Research is a crucial aspect of economic development and the world’s major economies thrive on a solid research base.
But, Africa contributes about 1% of the world’s research and Nigeria contributes an even lower percentage. So far, research in the country has been sustained largely by efforts of international organisations with the government mostly on the sidelines. Unfortunately, we fail to realise that without paying proper attention to research, we will keep playing catch-up in the context of economic development.
To do research, one must first have data.
Accurate data collection remains an indispensable part of socio-economic research and development - some have even described data as the ‘new oil’. Finding accurate, reliable data relating to many walks of life in Nigeria nevertheless remains a major challenge. Many researchers have to rely on data obtained by foreign bodies such as UNICEF, UNESCO or the World Bank. But even these organizations have their struggles, especially when dealing with developing economies like Nigeria.
However, a lot of local expertise is required when dealing with data, and so domestic institutions must pick up the slack. The National Bureau of Statistics (NBS) has made significant strides in presenting a unified socio-economic database to aid research. Yemi Kale and team have pushed for not just improvement in the gathering and accessibility of data but have subsequently pushed for its role in policy formation. However, the NBS' efforts have been hindered by funding constraints and a lack of political support.
Research in Nigeria: The Bigger Picture
The good news is that there is an increasing number of research organisations that collate and analyse data relevant to different aspects of the Nigerian economy. For example, BudgIT provides data on government spending in order to boost citizen engagement and Stears Intelligence provides data on national elections.
While providing strong data in their respective fields, the not so good news is that at a big-picture level, we still lack comprehensive data coverage on Nigeria. Each organisation will have a focus such as politics or finance but there are many other areas of research, such as mental health that need attention.
So how about Nigerian universities? Globally these institutions are supposed to be the bedrock of diverse research.
Notwithstanding the growth of universities and other higher education institutions, Nigeria’s higher education structure is still inadequate to deal with its research needs. For a population of about 200 million people, Nigeria only has about 170 Universities. Of the ten most populous countries in the world, only Bangladesh has a lower number. Six of the ten most populous countries in the world have over 1,000 Universities.
Insufficient higher education institutions are not the only problem. There's a quality problem as well - only three Nigerian universities are in the top 1000 globally and a significant number do not have any specific research centres. Furthermore, the level of scholarly contributions from Nigerian universities in top research journals remains significantly low, particularly in the sciences. Contributory factors to the poor research culture in universities include inadequate infrastructure, disruptive strike actions, and a poor educational system.
Changing the Narrative
How can we change this narrative? Simple. Coordinated financial, intellectual and human resource investment must be made into research at all levels, especially by the government. Private research organisations cannot shoulder the burden of engaging in country-wide research, especially in areas that are not a subject of interest. The same applies to international organisations that fund research in Nigeria. A good starting point is the provision of increased research funding to the universities. The allocated 7% of the 2019 budget to education still falls far below the 15-20% UNESCO requirement and is among the lowest in Africa.

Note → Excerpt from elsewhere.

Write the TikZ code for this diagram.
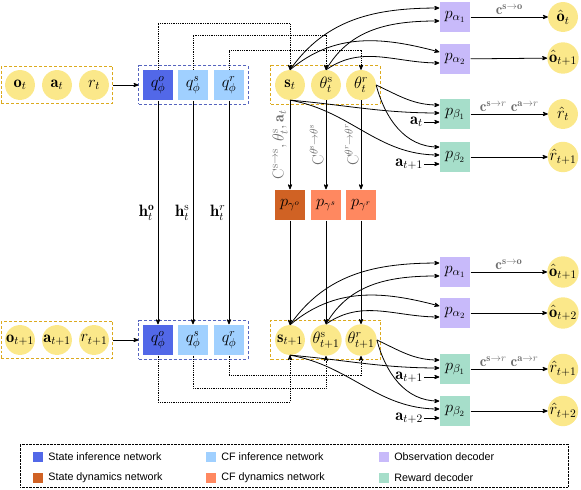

Universities remain the foundational homes for research even in the most advanced economies and need to be adequately supported to enhance research generally. In addition, government funding should also be directed towards the establishment and maintenance of specialist research agencies. In the US, there are over 45 government-funded research and development agencies. The United Kingdom has over 40 of such government-funded institutes. Ironically, records show that Nigeria has about 36 public research institutes but very little research output is being generated by these organisations. Considering the fact that research and development in Nigeria account for only 0.2% of GDP compared with the global average of 1.77%, it is not hard to see why.
To change the culture of the whole country; research must be seen as a subject to which every member of society can make useful contributions for their betterment. Its relevance to societal development should be recognised not only by academics or professionals but other members of civil society.
Research does not have to be distant from the people. Many of the research techniques adopted even in advanced economies range include methods such as phone calls and surveys. These should be adopted and visible policies should be implemented. This will improve the quality of our data collection, improve citizen engagement and provide more research based policies to improve social welfare. We still have some way to go to reach such a stage.
A country that does not even have the research culture necessary to determine its population size accurately definitely has a long way to go in research and development. The sooner the change in the attitude to research, the better.